Com Salgueiro, o último dos fugitivos, a ser alcançado já na subida à Arrábida, começaram os ataques no pelotão, com Carlos Oyarzún (Louletano-Loulé Concelho) a tentar a sua sorte e a levar na roda Hugo Nunes (Rádio Popular-Boavista), o ‘rei da montanha’ da edição especial, que foi o primeiro a coroar o alto e, por isso, passou a liderar aquela classificação.
A Efapel, contudo, tinha a estratégia bem delineada e, no início da descida, o camisola amarela saltou do grupo com tamanha rapidez que apanhou desprevenida, inclusive, uma moto da polícia – escapou por pouco ao embate – e, aproveitando o conhecimento único que tem destas paragens, onde treina diariamente, embalou para a segunda vitória consecutiva em etapas, celebrada com estilo, erguido na bicicleta e de braços cruzados, como o verdadeiro ‘patrão’ do pelotão.
“Era um plano. Era a nossa tática de corrida: se eu passasse a subida, que atacava a descer. Se os meus colegas me conseguissem seguir, seguíamos os três, porque fizeram o estudo da descida comigo. Se não conseguissem vir, eu tinha de ir sozinho. Só acreditei mesmo quando olhei para os últimos 200 metros e vi que ia ganhar”, assumiu o também vencedor do prólogo de quarta-feira.
O triunfo de Reis deixou a W52-FC Porto visivelmente insatisfeita, com Amaro Antunes, hoje 10.º, e um João Rodrigues irritado a dialogarem entre si, de rostos fechados, no final da tirada, enquanto o camisola amarela ainda festejava com os seus companheiros – o melhor dos ‘dragões’ é Joni Brandão, oitavo a 23 segundos, numa classificação em que Diego Lopéz (Kern Pharma) é terceiro, a 17 segundos.

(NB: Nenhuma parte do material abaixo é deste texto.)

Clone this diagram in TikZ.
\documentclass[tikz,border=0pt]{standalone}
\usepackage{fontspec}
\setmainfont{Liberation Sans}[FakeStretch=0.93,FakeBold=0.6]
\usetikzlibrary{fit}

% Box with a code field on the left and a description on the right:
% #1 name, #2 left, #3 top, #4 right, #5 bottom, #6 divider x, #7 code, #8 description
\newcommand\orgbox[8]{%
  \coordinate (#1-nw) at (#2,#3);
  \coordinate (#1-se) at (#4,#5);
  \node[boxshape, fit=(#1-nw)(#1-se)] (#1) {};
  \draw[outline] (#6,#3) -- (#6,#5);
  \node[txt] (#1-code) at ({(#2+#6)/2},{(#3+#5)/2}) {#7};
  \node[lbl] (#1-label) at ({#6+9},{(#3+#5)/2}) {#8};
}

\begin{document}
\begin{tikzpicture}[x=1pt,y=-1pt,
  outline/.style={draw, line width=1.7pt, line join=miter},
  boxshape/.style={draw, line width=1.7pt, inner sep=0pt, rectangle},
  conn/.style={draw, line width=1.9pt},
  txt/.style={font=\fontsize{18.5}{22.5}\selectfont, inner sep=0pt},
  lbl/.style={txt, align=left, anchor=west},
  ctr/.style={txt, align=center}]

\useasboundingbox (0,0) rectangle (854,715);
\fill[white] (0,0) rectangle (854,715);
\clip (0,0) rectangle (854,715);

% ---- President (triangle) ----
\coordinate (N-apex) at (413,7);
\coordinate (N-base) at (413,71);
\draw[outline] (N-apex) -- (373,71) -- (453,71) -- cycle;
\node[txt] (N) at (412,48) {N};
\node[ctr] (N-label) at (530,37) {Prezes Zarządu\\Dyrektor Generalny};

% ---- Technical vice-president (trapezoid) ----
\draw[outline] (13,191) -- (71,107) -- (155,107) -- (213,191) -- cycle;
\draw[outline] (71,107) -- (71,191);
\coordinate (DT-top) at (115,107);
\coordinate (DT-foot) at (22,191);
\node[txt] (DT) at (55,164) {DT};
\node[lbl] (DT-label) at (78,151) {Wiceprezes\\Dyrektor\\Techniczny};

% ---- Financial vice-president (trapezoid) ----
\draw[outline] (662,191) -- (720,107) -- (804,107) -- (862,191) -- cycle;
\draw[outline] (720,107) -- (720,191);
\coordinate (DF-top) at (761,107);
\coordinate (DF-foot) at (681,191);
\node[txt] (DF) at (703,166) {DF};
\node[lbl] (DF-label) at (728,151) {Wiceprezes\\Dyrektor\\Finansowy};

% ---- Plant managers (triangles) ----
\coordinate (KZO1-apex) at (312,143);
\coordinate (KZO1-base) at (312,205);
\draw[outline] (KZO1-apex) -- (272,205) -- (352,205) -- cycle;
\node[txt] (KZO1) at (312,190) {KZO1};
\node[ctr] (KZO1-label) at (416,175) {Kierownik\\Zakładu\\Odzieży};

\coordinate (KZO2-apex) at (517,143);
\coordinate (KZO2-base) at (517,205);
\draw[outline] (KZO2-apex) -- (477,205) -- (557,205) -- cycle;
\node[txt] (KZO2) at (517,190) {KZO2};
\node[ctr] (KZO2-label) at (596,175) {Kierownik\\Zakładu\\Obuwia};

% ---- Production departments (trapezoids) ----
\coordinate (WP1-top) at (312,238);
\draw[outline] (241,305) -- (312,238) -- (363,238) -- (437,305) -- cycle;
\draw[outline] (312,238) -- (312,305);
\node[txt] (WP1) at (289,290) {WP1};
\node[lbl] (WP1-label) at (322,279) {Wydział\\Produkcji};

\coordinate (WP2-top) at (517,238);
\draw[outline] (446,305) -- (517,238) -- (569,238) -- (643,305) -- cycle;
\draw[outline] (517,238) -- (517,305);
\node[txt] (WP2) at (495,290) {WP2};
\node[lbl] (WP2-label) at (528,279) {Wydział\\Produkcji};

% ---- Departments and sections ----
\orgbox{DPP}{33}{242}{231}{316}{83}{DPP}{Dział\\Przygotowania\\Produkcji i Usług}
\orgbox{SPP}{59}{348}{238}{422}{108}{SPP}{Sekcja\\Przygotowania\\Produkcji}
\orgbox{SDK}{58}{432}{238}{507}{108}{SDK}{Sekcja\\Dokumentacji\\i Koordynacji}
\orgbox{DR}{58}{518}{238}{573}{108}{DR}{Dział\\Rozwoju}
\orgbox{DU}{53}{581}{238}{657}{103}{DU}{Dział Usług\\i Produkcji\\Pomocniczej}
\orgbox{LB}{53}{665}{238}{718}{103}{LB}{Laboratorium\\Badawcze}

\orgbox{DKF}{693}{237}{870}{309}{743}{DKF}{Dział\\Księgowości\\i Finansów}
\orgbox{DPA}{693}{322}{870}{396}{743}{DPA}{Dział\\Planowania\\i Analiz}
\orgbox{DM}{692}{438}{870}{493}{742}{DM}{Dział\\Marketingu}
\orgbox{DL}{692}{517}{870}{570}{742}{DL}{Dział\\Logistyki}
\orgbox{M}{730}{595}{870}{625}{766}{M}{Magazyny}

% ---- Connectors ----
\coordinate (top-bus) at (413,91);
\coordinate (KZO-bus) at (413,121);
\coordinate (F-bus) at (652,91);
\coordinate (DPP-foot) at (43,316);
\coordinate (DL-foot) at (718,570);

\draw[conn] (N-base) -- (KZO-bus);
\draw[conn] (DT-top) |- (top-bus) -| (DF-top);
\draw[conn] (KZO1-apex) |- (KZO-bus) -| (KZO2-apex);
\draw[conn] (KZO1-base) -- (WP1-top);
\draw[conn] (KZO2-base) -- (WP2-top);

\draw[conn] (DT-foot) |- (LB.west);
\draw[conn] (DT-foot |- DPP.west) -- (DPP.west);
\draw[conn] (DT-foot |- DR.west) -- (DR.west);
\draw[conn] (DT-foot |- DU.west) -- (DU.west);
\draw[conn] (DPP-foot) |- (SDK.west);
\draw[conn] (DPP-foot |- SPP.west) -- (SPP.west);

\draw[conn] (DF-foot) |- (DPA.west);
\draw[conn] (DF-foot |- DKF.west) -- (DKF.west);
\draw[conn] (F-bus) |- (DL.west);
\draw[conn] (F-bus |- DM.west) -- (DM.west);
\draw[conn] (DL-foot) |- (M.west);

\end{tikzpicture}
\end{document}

Gustavo Veloso (Atum General-Tavira-Maria Nova Hotel) é o mais bem classificado entre os candidatos à luta pela geral, ocupando a sexta posição, a 22 segundos.
Na sexta-feira, Rafael Reis deve ter uma jornada tranquila na defesa da amarela, nos 162,1 quilómetros entre a estreante Ponte de Sor e Castelo Branco, numa segunda etapa vocacionada para os ‘sprinters’.